The company attributed the subdued profit performance primarily to narrowing margins inside its consumer electronics division. Those slim margins offset benefits Foxconn saw from two notable demand drivers during the quarter: heightened demand for AI-capable servers and robust reception of Apples iPhone 17 line. Foxconn assembles iPhones for Apple and is also a major server supplier for NVIDIA Corporation.
Despite the revenue milestone, profitability pressures persisted. The business that produces consumer electronics experienced margin compression as broader industry demand cooled through the year. At the same time, the market faces an emerging memory chip shortage tied to AI-related increases in memory consumption, a development the report says is expected to pressure the sector further in the year ahead.

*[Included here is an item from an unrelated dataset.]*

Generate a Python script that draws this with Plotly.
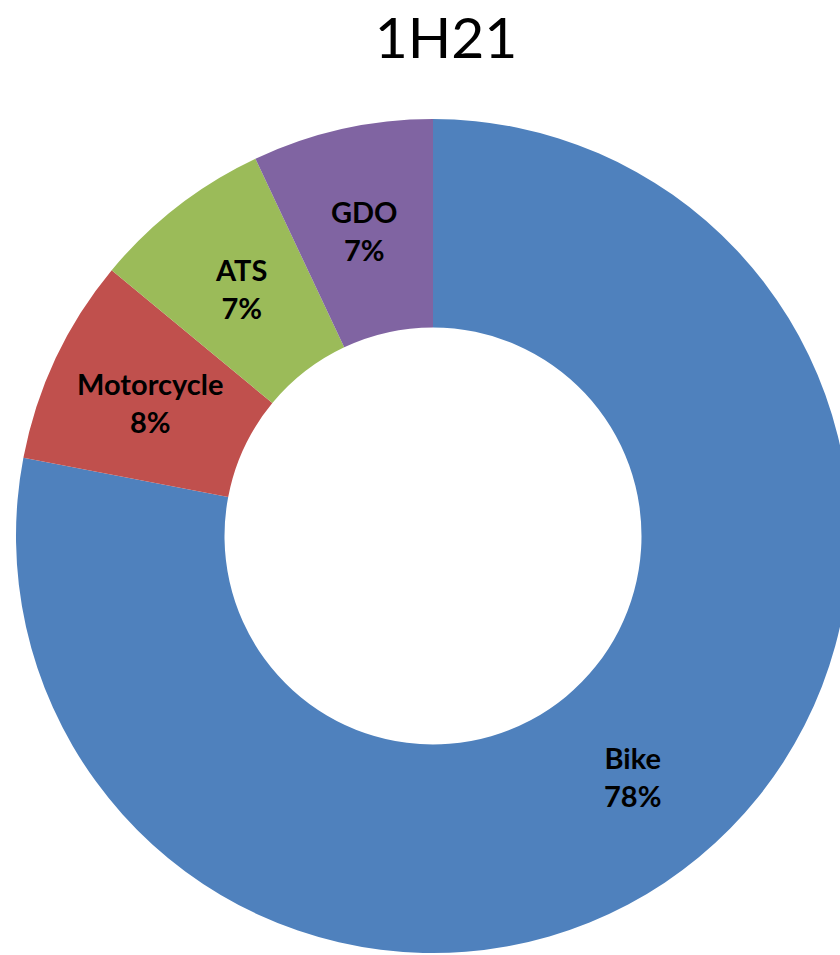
import math
import plotly.graph_objects as go

labels = ["Bike", "Motorcycle", "ATS", "GDO"]
values = [78, 8, 7, 7]
colors = ["#4F81BD", "#C0504D", "#9BBB59", "#8064A2"]
title_text = "1H21"

W, H = 860, 955
HOLE = 0.5
dom_x = [15 / W, 851 / W]
dom_y = [1 - 953 / H, 1 - 119 / H]

fig = go.Figure(go.Pie(
    labels=labels,
    values=values,
    hole=HOLE,
    sort=False,
    direction="clockwise",
    rotation=0,
    marker=dict(colors=colors, line=dict(width=0)),
    textinfo="none",
    showlegend=False,
    domain=dict(x=dom_x, y=dom_y),
    hoverinfo="skip",
))

# data labels at the middle of each ring segment (mid angle, mid radius)
cx = (dom_x[0] + dom_x[1]) / 2 * W
cy = (1 - (dom_y[0] + dom_y[1]) / 2) * H
R = min((dom_x[1] - dom_x[0]) * W, (dom_y[1] - dom_y[0]) * H) / 2
r_mid = R * (1 + HOLE) / 2
total = sum(values)
cum = 0.0
annotations = []
for lab, v in zip(labels, values):
    mid = (cum + v / 2) / total * 2 * math.pi
    cum += v
    px = cx + r_mid * math.sin(mid)
    py = cy - r_mid * math.cos(mid)
    annotations.append(dict(
        x=px / W, y=1 - py / H, xref="paper", yref="paper",
        xanchor="center", yanchor="middle", showarrow=False,
        text=f"<b>{lab}<br>{round(v / total * 100)}%</b>",
        font=dict(family="Lato", size=29, color="#000000"),
    ))

fig.update_layout(
    width=W, height=H,
    margin=dict(l=0, r=0, t=0, b=0),
    paper_bgcolor="white",
    plot_bgcolor="white",
    annotations=annotations,
    title=dict(text=title_text, x=446 / W, xanchor="center", y=1 - 38 / H, yanchor="middle",
               font=dict(family="Lato", size=57, color="#000000")),
)

fig.write_html(
    "out.html",
    config={"displayModeBar": False},
    post_script="document.body.style.margin='0';document.body.style.overflow='hidden';"
                "document.documentElement.style.overflow='hidden';",
)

Company results underline a mixed dynamic for Foxconn: on one hand, AI-fueled server demand bolstered top-line performance; on the other, both consumer electronics and server hardware are operating with relatively slim margins, limiting the translation of higher sales into proportional profit gains.
Analysts and market observers cited in the reporting noted that while server demand related to AI could help mitigate the headwinds in consumer electronics, Foxconns narrow server margins also constrain how much relief that demand can provide to overall profitability.
Contextual takeaways
- Record revenue did not prevent a decline in net income due to weak margins in electronics manufacturing.
- AI-driven demand for servers and favorable reception of the iPhone 17 contributed to stronger sales but did not offset margin pressure.
- Industry-wide stresses, including a potential memory chip shortage linked to AI demand, present an additional headwind for the consumer electronics supply chain.
Foxconns fourth-quarter figures illustrate the challenge of converting volume gains into profit when cost and margin pressures persist across key product lines. The results highlight how revenue growth driven by structural trends such as AI does not automatically translate into higher net income if unit economics remain strained.